Sen. Fitzgerald Says Broker Fee Scandal May End Antitrust Exemptions

November 17, 2004

A bulletin from the office of lame-duck Illinois Republican Sen. Peter G. Fitzgerald indicates that: “It might be time to use federal antitrust enforcement to ensure that the insurance brokerage industry remains free, competitive, and healthy for consumers.”

Fitzgerald said Congress might consider amending the antitrust provision in the McCarran-Ferguson Act of 1945 as it relates to insurance brokers. The act currently exempts the business of insurance from most federal antitrust laws. He also said Congress might consider allowing the Federal Trade Commission to study insurance, and he called for increased transparency in the industry.

Fitzgerald made the comments as he was chairing a hearing yesterday of the Governmental Affairs subcommittee on Financial Management, the Budget and International Security, the first Congressional airing of the issues surrounding well-publicized state investigations into insurance brokerage practices (See IJ Website Nov.16).

“My study of this insurance brokerage controversy convinces me that there is a federal role — the time honored federal role that guarantees competition and fights the mischief of undue market concentration,” Fitzgerald stated. Both New York Attorney General Eliot Spitzer and Conn.

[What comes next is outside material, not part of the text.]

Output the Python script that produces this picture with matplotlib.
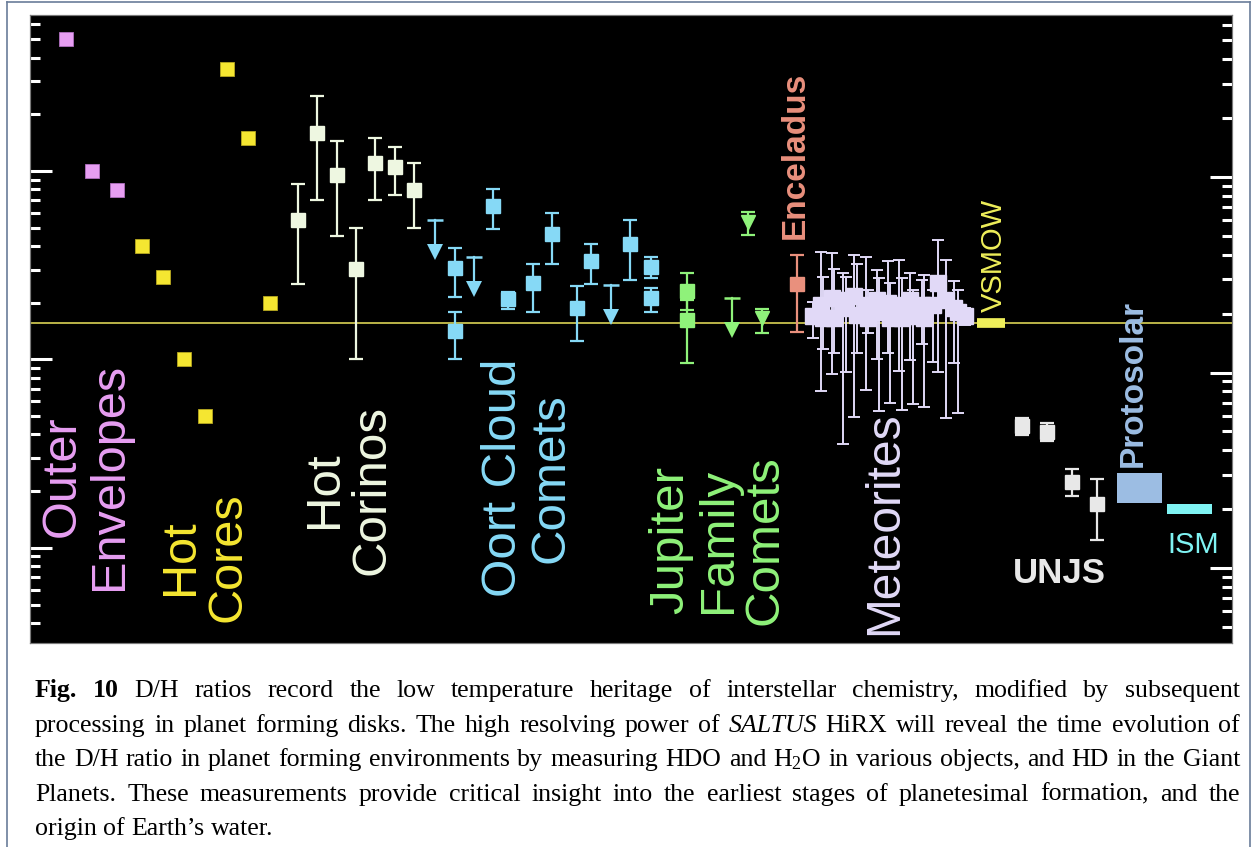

Attorney General Richard Blumenthal, who are conducting investigations of the insurance industry, testified at the hearing.

Fitzgerald said that state regulation might be inadequate to fully address problems related to “contingent commissions” and other practices that might be harming the integrity of the insurance industry. “The system of state regulation has worked well for many purposes,” he noted. “But state regulation purporting to govern global conduct may not always perfectly detect the abuses of daunting market power. I believe it is time to revisit the antitrust exemption of the McCarran-Ferguson Act, and to make clear that vigorous federal antitrust enforcement can and will reach the kind of anticompetitive conduct on the part of insurance brokers alleged in Attorney General Spitzer’s lawsuit.”

He indicated that Congress might reverse a 1980 prohibition it placed on the FTC to study the insurance industry. “Declaring the FTC categorically unsuited even to peer at the insurance industry ignores the reality of national, indeed global, insurance markets, increasing consolidation in some market segments, and surges of centralized coercion that may not readily appear on the regulatory radar of any single state,” Fitzgerald stated. “If we profess to favor free markets and other robust competition, then we must equally favor their civilizing predicates: antitrust law and transparency.”

Fitzgerald stressed that federal antitrust powers are most needed to prevent abuses that stem from large market concentrations. He noted that Marsh & McLennan and Aon alone control an estimated 70 percent of the insurance brokerage market for large corporate buyers of insurance.

“I believe it is no coincidence that Attorney General Spitzer first sued the largest market player in insurance brokerage,” the Senator stated. “And I believe it is no coincidence that when Attorney General Spitzer first investigated contingent commissions pursuant to his vast powers under New York’s Martin Act, he appears to have discovered anticompetitive — and even criminal — abuses orchestrated not by just any random insurance broker, but an insurance broker that controlled 40 percent of its target market.”